Britain's richest man L N Mittal is among the few billionaires based here not to seek benefits on his property tax for his palatial house even as wealthy homeowners like the Sultan of Brunei avail discounts on their tax bills.
The 62 year-old NRI steel magnate, with a personal wealth estimated at around 12.7 billion pounds, stood out from a list of other residents of the posh Kensington Palace Gardens in the heart of London by paying the council tax on his property in full.
According to The Sunday Times, many of his neighbours are avoiding complete payment by using discounts on their council tax bills.

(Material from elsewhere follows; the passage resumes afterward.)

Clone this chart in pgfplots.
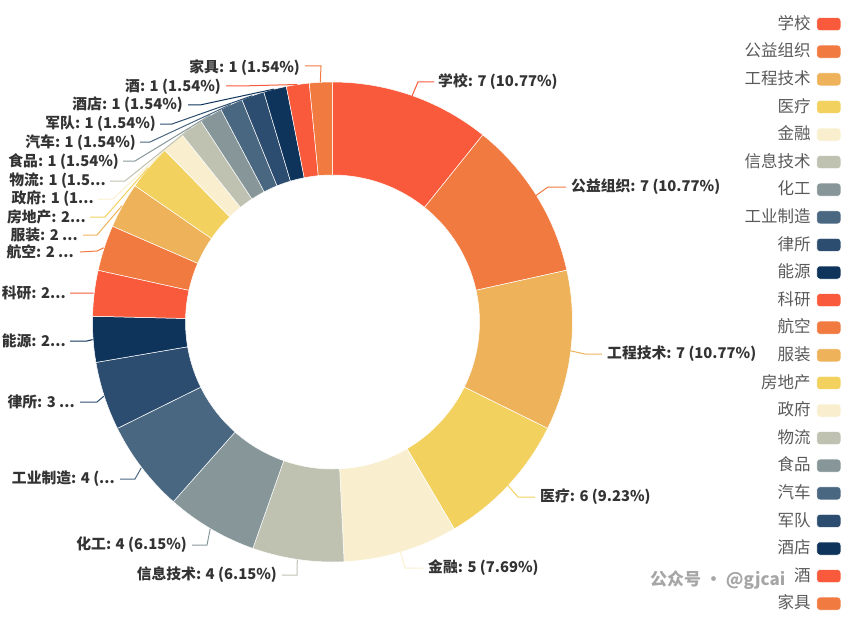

Some of the world's richest, who are least likely to need help with their bills, are receiving council tax discounts of 216 pounds on properties worth tens of millions of pounds.
Mittal had acquired the property in what is dubbed as billionaires' row from Formula One boss Bernie Ecclestone for 57-million pounds back in 2004, when it was believed to be the most expensive home in Britain.
The house is known for its extravagance with 12 bedrooms, an indoor pool, Turkish baths and parking for 20 cars.
The newspaper report claims that one in five such homes on the street qualified for a tax discount last year as "second homes" or long-term empty properties.
Figures show that the Sultan of Brunei enjoyed a second home discount of 10 per cent on his mansion in 2012, reducing his annual bill from 2,158 pounds to 1,942 pounds.
The Saudi royal family's home, opposite the Sultan's house on the same street, was among those which received a similar discount.
The revelation that some of the UK's richest homeowners qualify for council tax discounts will add to growing calls for the system to be overhauled, especially in view of the harsh economic conditions faced by the country.
From April, councils in Britain will have the power to remove the discount, which ranged between 10 and 50 per cent depending on the local authority.
The expected savings will go towards helping those on low income with their council tax bills.